The government’s GDP report showed the first quarterly drop in six years. And it was the sharpest fall since the economy shrank at an 8.4% annual rate in the fourth quarter of 2008 in the depths of the Great Recession.

“The longest U.S. economic expansion has ended,” said Gregory Daco, chief economist at Oxford Economics.

Daco predicted that the recession will cause a drop in output that will be three times the size of the economic decline during the Great Recession, which got that name because it was the worst economic slump since the Great Depression of the 1930s.

Zandi said he thought any prospects for a recovery will hinge on the eventual availability of a coronavirus vaccine. He doesn’t expect the economy to regain its footing on a sustained basis until perhaps mid-2021—and that assumes that a vaccine would be ready for use by then.

“I would characterize this period as going through quicksand until we get a vaccine,” Zandi said.

In just a few weeks since mid-March, businesses across the country have shut down and laid off tens of millions of workers. Factories and stores are shuttered. Home sales are falling. Households are slashing spending. Consumer confidence is sinking.

The GDP report showed that the weakness was led by plummeting consumer spending, which accounts for 70% of economic activity. Consumer spending tumbled at an annual rate of 7.6% in the first quarter—its steepest decline since 1980. Business investment sank 8.6%, with investment in equipment falling 15.2%.

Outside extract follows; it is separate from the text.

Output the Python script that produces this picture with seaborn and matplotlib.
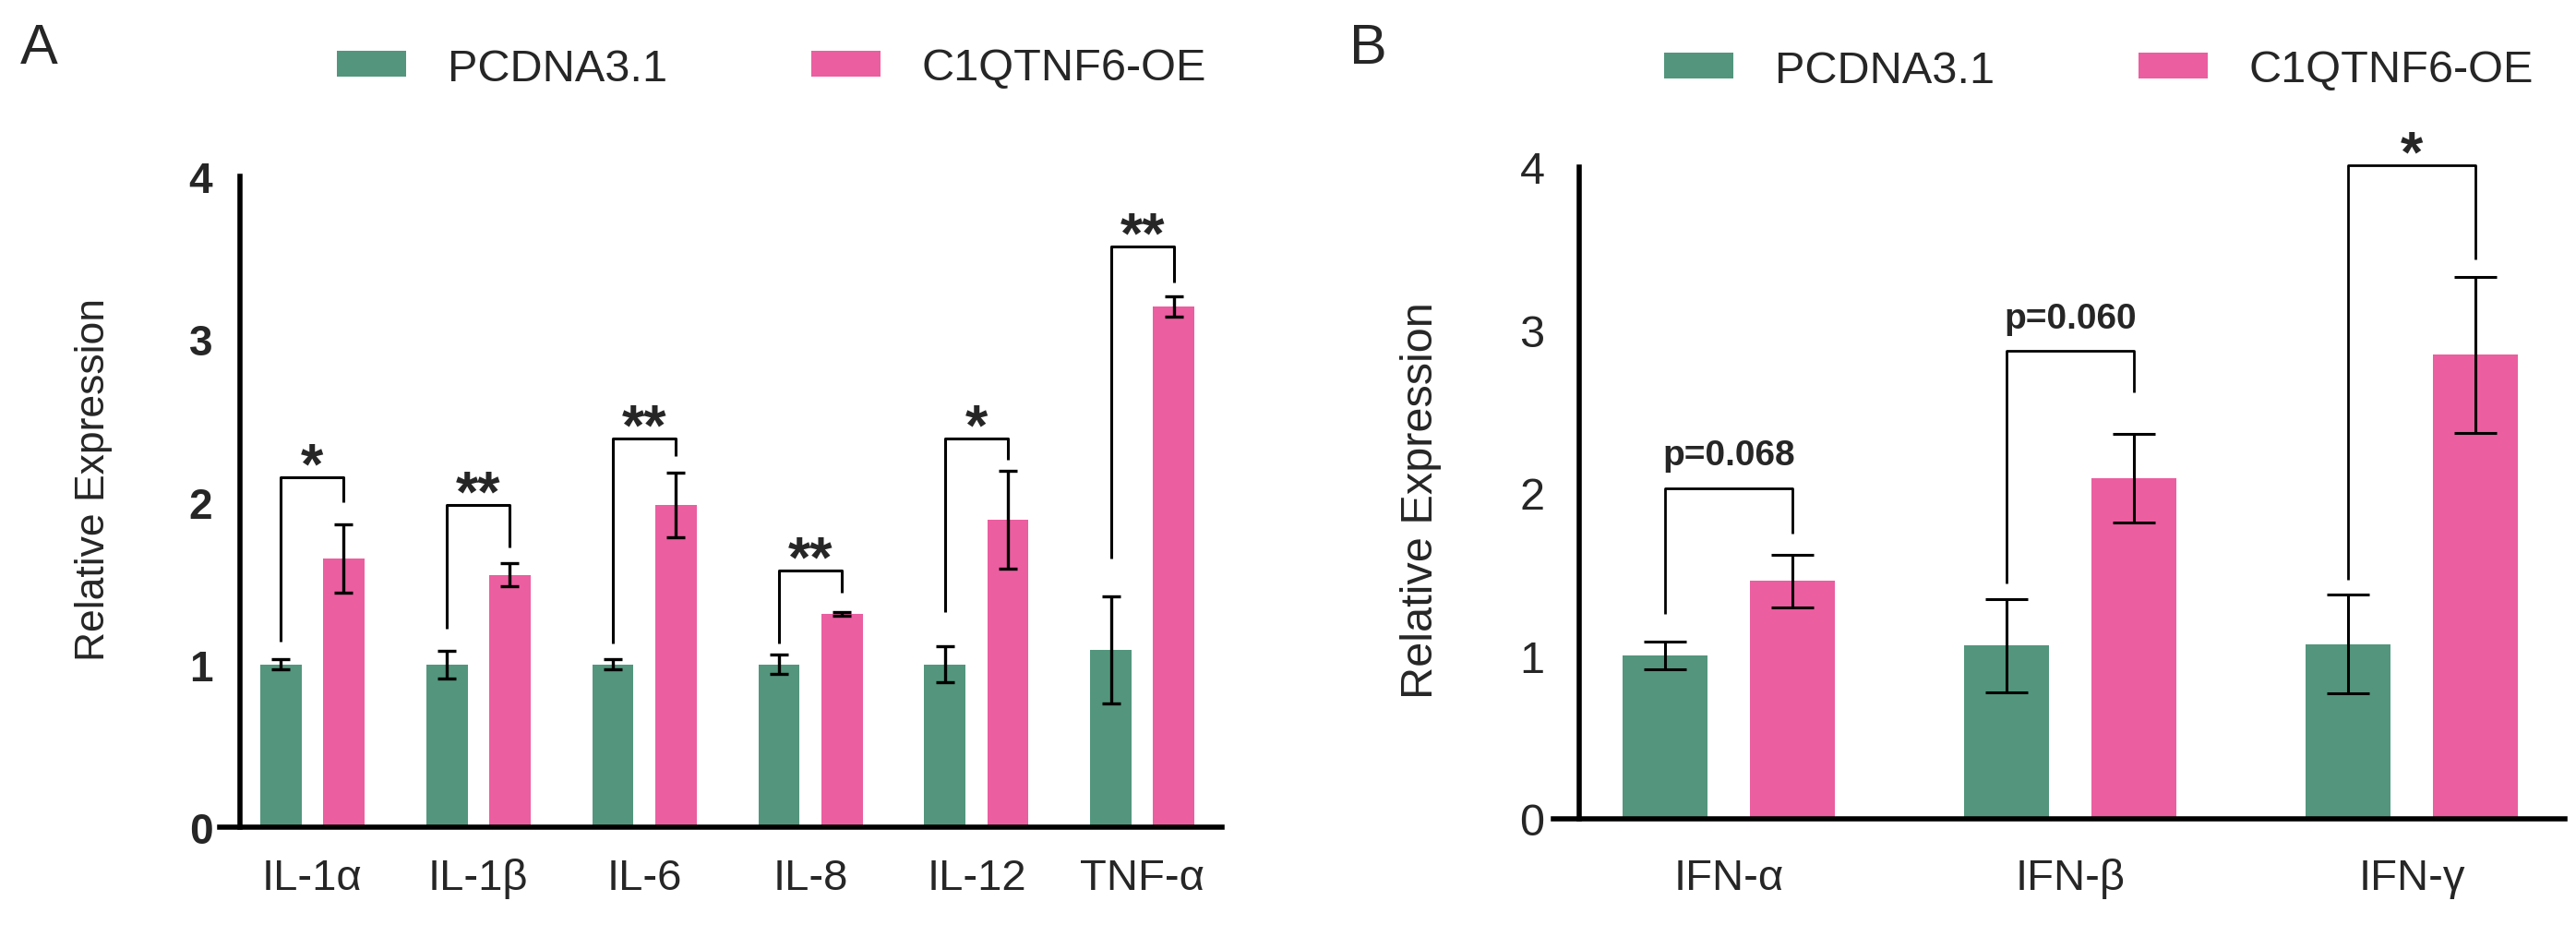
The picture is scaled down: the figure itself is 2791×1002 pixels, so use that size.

As the economy slides into what looks like a severe recession, the Trump administration continues to promote the notion that a recovery will arrive quickly and robustly once the health crisis has been solved—what some call a V-shaped recovery.

But economists suggest that many Americans could remain too fearful to travel, shop at stores or visit restaurants or movie theaters anywhere near as much as they used to. In addition, local and state officials may continue to limit, for health reasons, how many people may congregate in such places at any one time, thereby making it difficult for many businesses to survive. It’s why some economists say the damage from the downturn could persist far longer than some may assume.

The administration takes a rosier view. Speaking to reporters Wednesday, President Donald Trump called the economic downturn “a transitional period” that would lead to stronger growth as soon as summer and the stage for a “tremendous year” in 2021.

The president is basing his re-election campaign largely on the argument that he built a powerful economy over the past three years and can do so again after the health crisis has been resolved.

Faucher agreed that “assuming restrictions on movement are gradually lifted over the next few months, economic growth should rebound later this year.” But he cautioned, “risks are to the downside.”

“If consumers and workers remain housebound into the third quarter or if the pandemic fades and then re-emerges,” Faucher warned, “the recession could last throughout 2020.”